Her daughter, Barbara Morgan, remembers her mother as a woman who was enchanted with Kingston and who took on the job of heritage preservation at a time when it was not fashionable. Sixty years ago, the ethos of Kingston was not to protect old buildings but to tear them down and build new in the name of progress. Some people took issue with what they saw as an outsider coming in to tell them what they should be doing with their buildings, but her mother was undeterred, Morgan said.
Angus was also a driving force behind the establishment of Local Architectural Conservation Advisory Committees across Ontario.
"When she wanted something done, it got done," Morgan recalled.
Sewing was also one of her mother's passions, and that led to her collection of historical costumes, which she developed by getting to know the older women in the community. When her husband staged a play, Angus would add a line to the program appealing for anyone who had old dresses or other clothes to contact her. In return, she literally received trunks of corsets, dresses and other items that local women didn't want or that didn't fit them anymore. Many of the items have been preserved in the collection that bears her name.
Her passion for costumes led to her interest in the families who lived and raised their families in the old houses of Kingston.
Angus was a pioneer in adding a social history component to architectural history. Those who study architecture alone either discount - or are deeply suspicious of - such elements as they often exaggerate family tales that surround old buildings, despite the fact that how a building looks and works is more based on the needs of the people who own and occupy it than on purely architectural considerations.
"She was ahead of her time," said Kingston architectural historian Jennifer McKendry, who in many ways has picked up Angus's torch.
She notes that Angus's book remains one of the authoritative texts on Kingston architecture more than 40 years after it was published. Helen Finley knew Angus for decades and said her efforts not only preserved many pre-Confederation buildings in Kingston, but inspired an interest and an understanding of them among local residents.

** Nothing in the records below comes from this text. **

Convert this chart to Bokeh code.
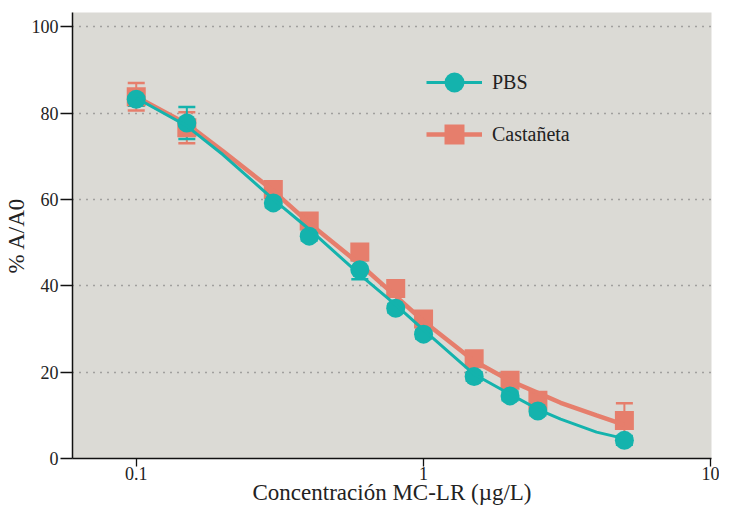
from bokeh.plotting import figure
from bokeh.models import (FixedTicker, Whisker, ColumnDataSource, Legend, LegendItem,
                          Range1d, TeeHead)
from bokeh.embed import file_html
from bokeh.resources import INLINE

# ---- data ----
conc = [0.1, 0.15, 0.3, 0.4, 0.6, 0.8, 1.0, 1.5, 2.0, 2.5, 5.0]
pbs = [83.2, 77.7, 59.2, 51.5, 43.7, 34.8, 28.8, 19.0, 14.5, 11.0, 4.2]
pbs_err = [1.5, 3.7, 1.0, 1.0, 2.2, 1.0, 1.0, 1.0, 1.0, 1.0, 1.0]
cast = [83.8, 76.6, 62.3, 55.0, 47.8, 39.4, 32.3, 23.1, 18.1, 13.5, 8.8]
cast_err = [3.2, 3.6, 1.0, 1.0, 1.0, 1.0, 1.0, 1.0, 1.0, 1.0, 4.0]

fit_x = [0.1, 0.15, 0.2, 0.3, 0.4, 0.6, 0.8, 1.0, 1.5, 2.0, 2.5, 3.0, 4.0, 5.0]
pbs_fit = [83.5, 77.0, 70.4, 60.0, 53.1, 42.6, 35.6, 29.8, 19.5, 14.9, 11.4, 9.1, 6.1, 4.6]
cast_fit = [83.8, 77.5, 71.2, 62.0, 54.5, 45.0, 37.6, 31.8, 22.6, 18.0, 15.2, 12.9, 10.0, 7.8]

x_ticks = [0.1, 1, 10]
x_tick_labels = ["0.1", "1", "10"]
y_ticks = [0, 20, 40, 60, 80, 100]

TEAL = "#14b3ad"
SALMON = "#e67e6c"
BG = "#dbdad5"
FONT = "'Liberation Serif', serif"

p = figure(width=719, height=507, x_axis_type="log", output_backend="svg",
           toolbar_location=None, x_range=Range1d(0.06, 10.05), y_range=Range1d(0, 103.3),
           min_border_left=71, min_border_right=8, min_border_top=12, min_border_bottom=46)
p.background_fill_color = BG
p.border_fill_color = "white"
p.outline_line_color = None

src_p = ColumnDataSource(dict(x=conc, y=pbs, up=[a + b for a, b in zip(pbs, pbs_err)],
                              lo=[a - b for a, b in zip(pbs, pbs_err)]))
src_c = ColumnDataSource(dict(x=conc, y=cast, up=[a + b for a, b in zip(cast, cast_err)],
                              lo=[a - b for a, b in zip(cast, cast_err)]))

def add_whisker(src, color):
    w = Whisker(source=src, base="x", upper="up", lower="lo", dimension="height",
                line_color=color, line_width=2,
                upper_head=TeeHead(size=17, line_color=color, line_width=2.5),
                lower_head=TeeHead(size=17, line_color=color, line_width=2.5))
    p.add_layout(w)

# Castañeta first (drawn under PBS)
add_whisker(src_c, SALMON)
c_sc = p.scatter("x", "y", source=src_c, marker="square", size=19, fill_color=SALMON,
                 line_color=None)
c_ln = p.line(fit_x, cast_fit, line_color=SALMON, line_width=4.5)

add_whisker(src_p, TEAL)
p_sc = p.scatter("x", "y", source=src_p, marker="circle", size=19, fill_color=TEAL,
                 line_color=None)
p_ln = p.line(fit_x, pbs_fit, line_color=TEAL, line_width=3)

legend = Legend(items=[LegendItem(label="PBS", renderers=[p_ln, p_sc]),
                       LegendItem(label="Castañeta", renderers=[c_ln, c_sc])],
                location=(354, 299), glyph_width=56, glyph_height=50, spacing=2,
                padding=0, margin=0, label_standoff=10, border_line_color=None,
                background_fill_alpha=0, label_text_font=FONT, label_text_font_size="20px",
                label_text_color="#222222")
p.add_layout(legend)

# grids
p.xgrid.grid_line_color = None
p.ygrid.grid_line_color = "#666666"
p.ygrid.grid_line_dash = "1 6"
p.ygrid.grid_line_width = 1.3
p.ygrid.ticker = FixedTicker(ticks=[20, 40, 60, 80, 100])

# axes
xa = p.xaxis[0]
xa.ticker = FixedTicker(ticks=x_ticks, minor_ticks=[])
xa.major_label_overrides = {float(t): s for t, s in zip(x_ticks, x_tick_labels)}
xa.axis_label = "Concentración MC-LR (µg/L)"
ya = p.yaxis[0]
ya.ticker = FixedTicker(ticks=y_ticks, minor_ticks=[])
ya.axis_label = "% A/A0"

for ax in (xa, ya):
    ax.axis_line_color = "#111111"
    ax.axis_line_width = 1.5
    ax.major_tick_line_color = "#111111"
    ax.major_tick_line_width = 1.3
    ax.major_tick_in = 0
    ax.minor_tick_line_color = None
    ax.major_label_text_font = FONT
    ax.major_label_text_font_size = "18px"
    ax.major_label_text_color = "#222222"
    ax.axis_label_text_font = FONT
    ax.axis_label_text_font_size = "23px"
    ax.axis_label_text_font_style = "normal"
    ax.axis_label_text_color = "#222222"

xa.major_tick_out = 8
xa.major_label_standoff = 0
xa.axis_label_standoff = -3
ya.major_tick_out = 12
ya.major_label_standoff = 2
ya.axis_label_standoff = 0

open("out.html", "w").write(file_html(p, INLINE))
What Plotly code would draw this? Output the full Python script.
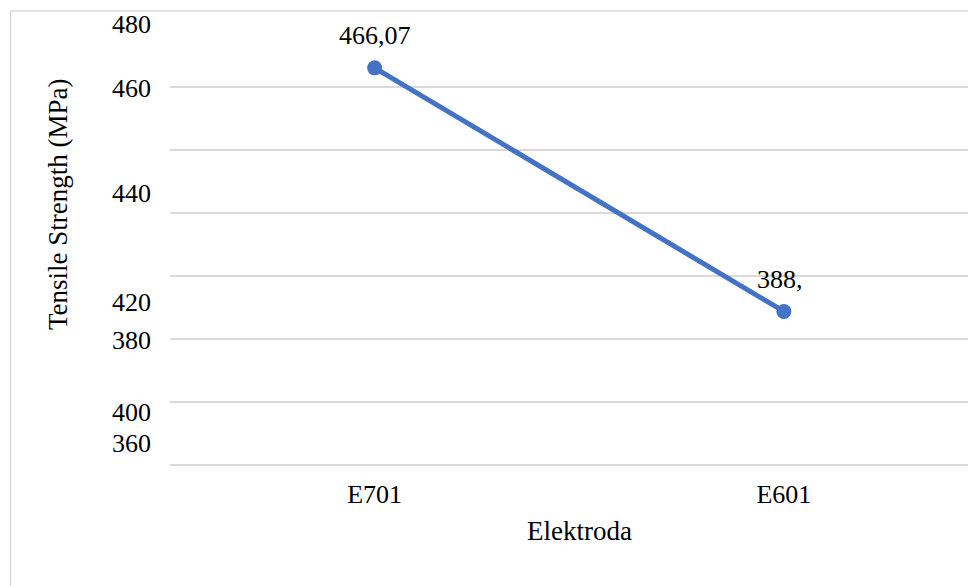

"The thing I remember best about her was her passion about Kingston and area, and how she inspired other people to look at the buildings around them," she said.
"She really made people realize what a wonderful wealth of fabulous architecture there was in this city."
Her daughter remembers her mother giving a commencement speech after receiving an honorary law degree and as her diminutive mother peered over the podium, she instantly put an auditorium of people at ease with her self-deprecating humour.
"She said, 'If all the historians who gave convocation speeches were laid end to end, it would be good thing,' " Morgan recalled with a laugh.
"She was a great lady."
Angus earned dozens of honours and awards during her lifetime, including the Order of Canada, the Silver Jubilee Medal, Citizen of the Year, an Honorary Doctor of Laws, the Montreal Medal, the Kingston Historical Society Award and the Distinguished Service Award from Kingston General Hospital.
She was also a prolific writer. In addition to the Old Stones of Kingston, she wrote The Story of Bellevue House, The Old Stones of Queen's, Kingston City Hall, John A. Lived Here, The History of Kingston General Hospital, and countless essays and articles.
Fittingly, Angus will be laid to rest in Cataraqui Cemetery, among many of the Stones whose stories she chronicled. Visitation will be held from 2 to 5 p.m. on Monday at the James Reid downtown chapel. A funeral service will be held at St. James Anglican Church, 10 Union St. W., on Tuesday beginning at 2 p.m.
A memorial celebration will also be held at Memorial Hall in City Hall on Wednesday, Feb. 27 at 4 p.m.